Now I am really trying not to dread this upcoming date.  One more chance is all he gets, I promise myself.  Still being considerate, the next day I text him to be sure of the plans.  He has no ideas just that he has to do a promotion at a local sports bar at 9:30.  I plainly state that I would like him to be decisive and choose, and that I like when guys make plans.  It just solves the problem of that awkward conversation at the beginning.  On early dates, no one wants to suggest the restaurant.  You get into the “I don’t know, what do you want to do?” conversation that is purely pathetic.  Regardless, I like it when a gentleman makes the plans.

I mentioned to him that he could quite possibly prepare the dinner he had talked about.  I guess I was pretty sure at this time he wasn’t going to chop me up.  He didn’t care.  No matter what I recommended I couldn’t force him into any decision.  Bored with the insane debate, I finally chose a movie and the sports bar food.  It is with this annoying quality that I begin to criticize every tiny detail about him.  It is a quite exasperating habit that I possess.

First of all, this man has been sending me texts about being chilled and wanting to cuddle (totally true and totally gag me with a spoon); he is wearing a short sleeve shirt.  Because I am now finding myself very argumentative, I make note of the short sleeves.  He acts as he has never been cold his life.  He is clearly an inch shorter than me now.  By the end of the night he will be six inches shorter.

We arrive at the movie theatre.  I am reminded that he is a nice guy opening doors and paying for the tickets and snacks.  We settle in our seats, and this is when I realize he smells of a mixture of heavy cologne and maybe cum.  I arrange the popcorn between us and attempt to breathe through my mouth.

The movie begins, the popcorn is finished, and he put his arm around me.  I can tell he wants to kiss me or something.  I feel him staring at me, yet every time I look his way he asks dumbfounded, “What?”  I avoid the kissing, free myself of his arm, and push away the smell.  I wonder if I am imagining it all.

The rest of the date is downhill from here.  We arrive at the bar, he does his work, and we eat our food.  I thank Saturday Night Live for having my favorite band on this very night, and I attempt to hint that I would like to be home for it.  Soon the promotion is over, and he literally sucks down a brownie sundae in seconds and we leave.
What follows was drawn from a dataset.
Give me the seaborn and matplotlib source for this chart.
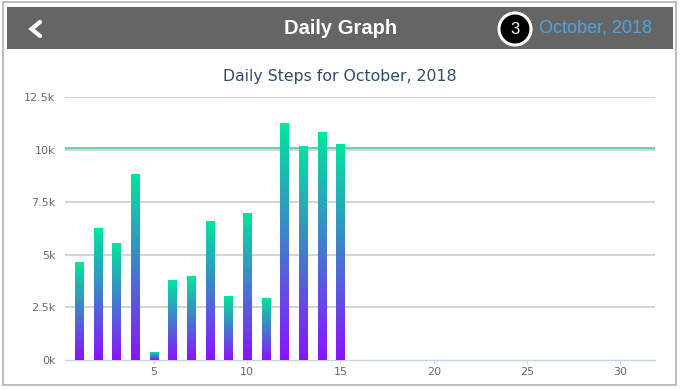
import numpy as np
import pandas as pd
import seaborn as sns
import matplotlib.pyplot as plt
import matplotlib.transforms as mtransforms
from matplotlib.patches import Rectangle, Circle
from matplotlib.colors import LinearSegmentedColormap

# data
days = [1, 2, 3, 4, 5, 6, 7, 8, 9, 10, 11, 12, 13, 14, 15]
steps = [4650, 6270, 5570, 8840, 360, 3800, 3990, 6620, 3040, 6990, 2950, 11260, 10170, 10840, 10270]
goal = 10000
y_ticks = [0, 2500, 5000, 7500, 10000, 12500]
y_labels = ["0k", "2.5k", "5k", "7.5k", "10k", "12.5k"]
x_ticks = [5, 10, 15, 20, 25, 30]

df = pd.DataFrame({"Day": days, "Steps": steps})

sns.set_style("white")
plt.rcParams['font.family'] = ['DejaVu Sans']

fig = plt.figure(figsize=(6.81, 3.89), dpi=100)
ax = fig.add_axes([65 / 681, 1 - 360 / 389, 590 / 681, 263 / 389])

sns.barplot(data=df, x="Day", y="Steps", native_scale=True, width=0.43,
            errorbar=None, ax=ax, zorder=3)

# each bar gets its own purple -> green gradient
grad_cmap = LinearSegmentedColormap.from_list("steps", ["#8a12ff", "#437dcd", "#00e79c"])
grad = np.linspace(0, 1, 256).reshape(-1, 1)
for p in ax.patches:
    x0, w, h = p.get_x(), p.get_width(), p.get_height()
    im = ax.imshow(grad, extent=[x0, x0 + w, 0, h], origin="lower", aspect="auto",
                   cmap=grad_cmap, zorder=3)
    im.set_clip_path(p)
    p.set_facecolor("none")
    p.set_edgecolor("none")

# grid lines
for t in y_ticks[1:]:
    ax.axhline(t, color="#c8c8c8", lw=1.1, zorder=1)
# goal line sits just above the 10k grid line
up = mtransforms.offset_copy(ax.get_yaxis_transform(), fig=fig, x=0, y=1.2, units="dots")
ax.plot([0, 1], [goal, goal], color="#4cc896", lw=1.2, zorder=2, transform=up)

ax.set_xlim(0.25, 31.85)
ax.set_ylim(0, 12500)
ax.set_yticks(y_ticks)
ax.set_yticklabels(y_labels)
ax.set_xticks(x_ticks)
ax.set_xlabel("")
ax.set_ylabel("")
for s in ["top", "right", "left"]:
    ax.spines[s].set_visible(False)
ax.spines["bottom"].set_color("#c6d6e6")
ax.spines["bottom"].set_linewidth(1.0)
ax.tick_params(axis="y", length=0, pad=7, labelsize=8, labelcolor="#6a6a6a")
ax.tick_params(axis="x", length=3, width=0.8, color="#c6d6e6", pad=2,
               labelsize=8, labelcolor="#6a6a6a", bottom=True)

fig.text(340 / 681, 1 - 77 / 389, "Daily Steps for October, 2018", ha="center",
         va="center", fontsize=11.3, color="#2f4b6e")

# app header bar
fig.patches.append(Rectangle((7 / 681, 1 - 49 / 389), 666 / 681, 42 / 389,
                             transform=fig.transFigure, facecolor="#656565",
                             edgecolor="none", zorder=0))
fig.text(341 / 681, 1 - 28 / 389, "Daily Graph", ha="center", va="center",
         fontsize=14.5, fontweight="bold", color="white", family=["Liberation Sans"])
fig.text(539 / 681, 1 - 28 / 389, "October, 2018", ha="left", va="center",
         fontsize=13, color="#4ea4e2", family=["Liberation Sans"])
fig.lines.append(plt.Line2D([0.40, 0.315, 0.40], [3.67, 3.60, 3.53],
                            transform=fig.dpi_scale_trans, color="white", lw=3,
                            solid_capstyle="round", solid_joinstyle="miter"))
fig.patches.append(Circle((5.15, 3.60), 0.16, transform=fig.dpi_scale_trans,
                          facecolor="black", edgecolor="white", lw=2.2))
fig.text(5.15 / 6.81, 3.60 / 3.89, "3", ha="center", va="center", fontsize=12,
         color="white", family=["Liberation Sans"])

# screenshot frame
fig.patches.append(Rectangle((3 / 681, 1 - 385 / 389), 673 / 681, 383 / 389,
                             transform=fig.transFigure, facecolor="none",
                             edgecolor="#b0b0b0", lw=1.2, zorder=0))

fig.savefig("out.png", dpi=100)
He wants to stop by his house to check his furnace.  He is sure he turned it off.  I know this is probably his alternate purpose; he really wants to check his house before staying over at my house.  His house is actually decorated like a nice guy’s house.  It is outfitted with embroiled pillows and knickknacks. He has art expressing the words love, hope, and home.  Yet, he has little plaques here and there blessing golf with witty sayings about the 19th hole and prayers for a good game decorated with swirls and flowers. It reminds me that he refers to his mom as “Mother.”  Perhaps he really just wanted to show me his house.  His furnace is forgotten and we’re off.

At my house, we pull into the drive and I get out.  He looks at me with pleading eyes and asks if he is invited in.  It seems like an obvious answer since we just stopped at his house, but I play the game with him, not nearly as nice as I had been.  I continue to put him off and become more argumentative as the night goes old.  I sit as far away as my couch will allow.  He asked if I am sleepy, as he sits next to me with his eyes closed.  I can tell he is moving closer with each breath.  This is when I decide that in order to get rid of him I am going to have to be even more direct.  “If you are sleepy, you should go to bed.”

“What?  Are you trying to get rid of me?” he asked with beseeching eyes.

“No, I am just saying that you don’t want to fall asleep on your way home,” I hinted matter-of-factly.

He sighs and closes his eyes again.   I make no move to notice him and continue to watch Saturday Night Live, like it is the early nineties and still a funny show.  He eventually gets the hint and makes more movement towards the door.  Leaning in to kiss me, I realize that I can’t avoid this last one.  It is awful and unmoving; unfortunately my lips were already in the wrong spot.  I break from it, and he goes in for another kiss.  I grab his shoulders and rest my head on his shoulder avoiding the kiss and hugging him.  He leaves seemingly disappointed with his tails between his legs.

I hate breaking up with people.  I hope he got a little of the hint.  I hope if I avoid a few calls and stay busy maybe the whole incident will be forgotten.  He seemed mature.  Of course, it has only been twelve hours since the date, and I have already missed one call.  I wonder how much work this is going to be.  My last relationship took months to end.  Please, if I could just be lucky this once.  Please, let it be over quickly and painlessly.  Two dates isn’t a relationship.  Please, let him see that although I may very well be the most beautiful girl in his mind, good looks don’t guarantee a connection.  Surely, he wasn’t any more impressed with the kissing.

Nearly in my late thirties, I try to learn something from every relationship.  Sometimes the lesson is forgotten in the heat of passion, but I can only do so much in the name of education.  My lesson here is to trust my intuition.  I should have seen the early signs that he wasn’t for me.  If it takes more than a month to break up with him it is my own fault.  Next time someone picks me up, I am not going to date them just because they are a said “nice guy.”  Remembering that my singleness is blamed on multiple issues, so are single thirty-something men.  My first impression is normally correct; I must trust my initial judgment.